I realize that my model is slower than it might otherwise be because of all the calculations done in the modeling statement - I’ve tried to compensate for this by making them as efficient as possible and easily differentiable.

Be sure to let me know if you think it seems unproductive to use stan for this kind of model.

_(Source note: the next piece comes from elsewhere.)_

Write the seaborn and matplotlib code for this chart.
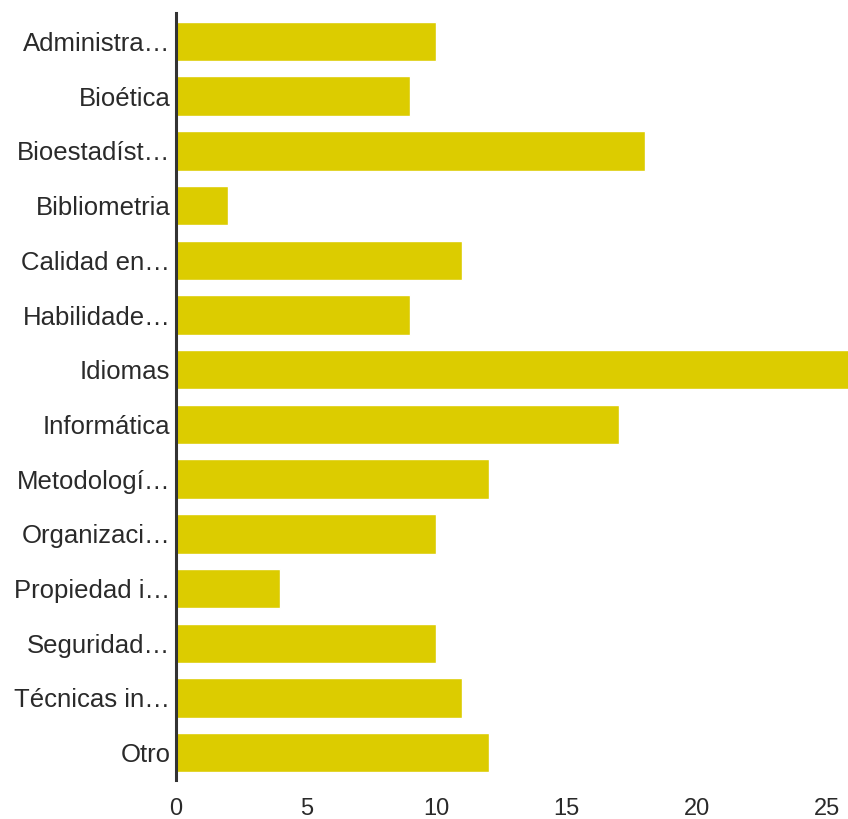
import pandas as pd
import numpy as np
import seaborn as sns
import matplotlib.pyplot as plt

categories = ["Administra…", "Bioética", "Bioestadíst…", "Bibliometria", "Calidad en…",
              "Habilidade…", "Idiomas", "Informática", "Metodologí…", "Organizaci…",
              "Propiedad i…", "Seguridad…", "Técnicas in…", "Otro"]
counts = [10, 9, 18, 2, 11, 9, 26, 17, 12, 10, 4, 10, 11, 12]
x_ticks = [0, 5, 10, 15, 20, 25]

df = pd.DataFrame({"Categoria": categories, "Respuestas": counts})

sns.set_style("white")
plt.rcParams['font.family'] = ['Liberation Sans', 'DejaVu Sans']

fig = plt.figure(figsize=(8.48, 8.19), dpi=100)
ax = fig.add_axes([0.2075, 0.0476, 0.7925, 0.9365])
sns.barplot(data=df, x="Respuestas", y="Categoria", color="#dccc00",
            saturation=1, width=0.72, ax=ax)

ax.set_xlim(0, 25.8)
ax.set_ylim(13.5, -0.52)
ax.set_xticks(x_ticks)
ax.set_xlabel("")
ax.set_ylabel("")
ax.tick_params(axis="both", length=0, colors="#2a2a2a")
ax.tick_params(axis="x", pad=13, labelsize=17)
ax.tick_params(axis="y", pad=4, labelsize=18.5)
for side in ["top", "right", "bottom"]:
    ax.spines[side].set_visible(False)
ax.spines["left"].set_color("#333333")
ax.spines["left"].set_linewidth(2.2)

fig.savefig("out.png", dpi=100)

vector cwrgauss_kernel(matrix dist, matrix time_mat, real theta_one, real theta_two, vector ones){
    vector[rows(time_mat)] out;

    out = (exp( dist * inv_square(theta_one) ) * inv(theta_one) * ones) .* (1.25331 * erf(time_mat * inv(theta_two))) * ones; 
data {
    int<lower=0> N; // number of subjects
    int<lower=0> J; // Number of examinations
    #include "prior_data_lmm.stan" // prior_data 
    int kernel_ix[q];
    int ef_freq[q];
    matrix[J,qt] spatial_mat[N]; 
    matrix<lower=0>[J,qt] time_mat[N]; // n,q,j element is the time exposure for the nth subject with the qth feature at jth time point
    matrix[J,p] Z[N];
    vector[J] Y[N]; //array of outcomes
transformed data{
    vector[10] ones = rep_vector(1.0,10);
    cov_matrix[J] I = diag_matrix(rep_vector(1.0,J));
parameters {
    real beta_naught;
    vector[p] beta_one;
    vector[q] beta_two;
    real<lower=0> thetas[2]; 
    real subj_int[N];
    real<lower=0> subj_sig;
    real<lower=0> pop_sig;
transformed parameters{
    cov_matrix[J] R;
    R = I * pop_sig;
    #include "priors_stkap_lmm.stan"
    pop_sig ~ cauchy(0,25);
    subj_sig ~ cauchy(0,25); 
    subj_int ~ normal(0,subj_sig);
    thetas ~ normal(rep_vector(sqrt(8)/2,2),rep_vector(.5,2));
        vector[J] X_delta[N];
        vector[J] yhat[N];
        for(n in 1:N){
            X_delta[n] =  cwrgauss_kernel(spatial_mat[n], time_mat[n],thetas[1],thetas[2],ones);
            yhat[n] = beta_naught + Z[n] * beta_one  + X_delta[n] * beta_two[1] + subj_int[n];
        Y ~ multi_normal(yhat,R);

Don’t use multi_normal with a diagonal covariance matrix. Just do normal with standard deviation pop_sig but you may have to change things around so that Y and yhat are long vectors.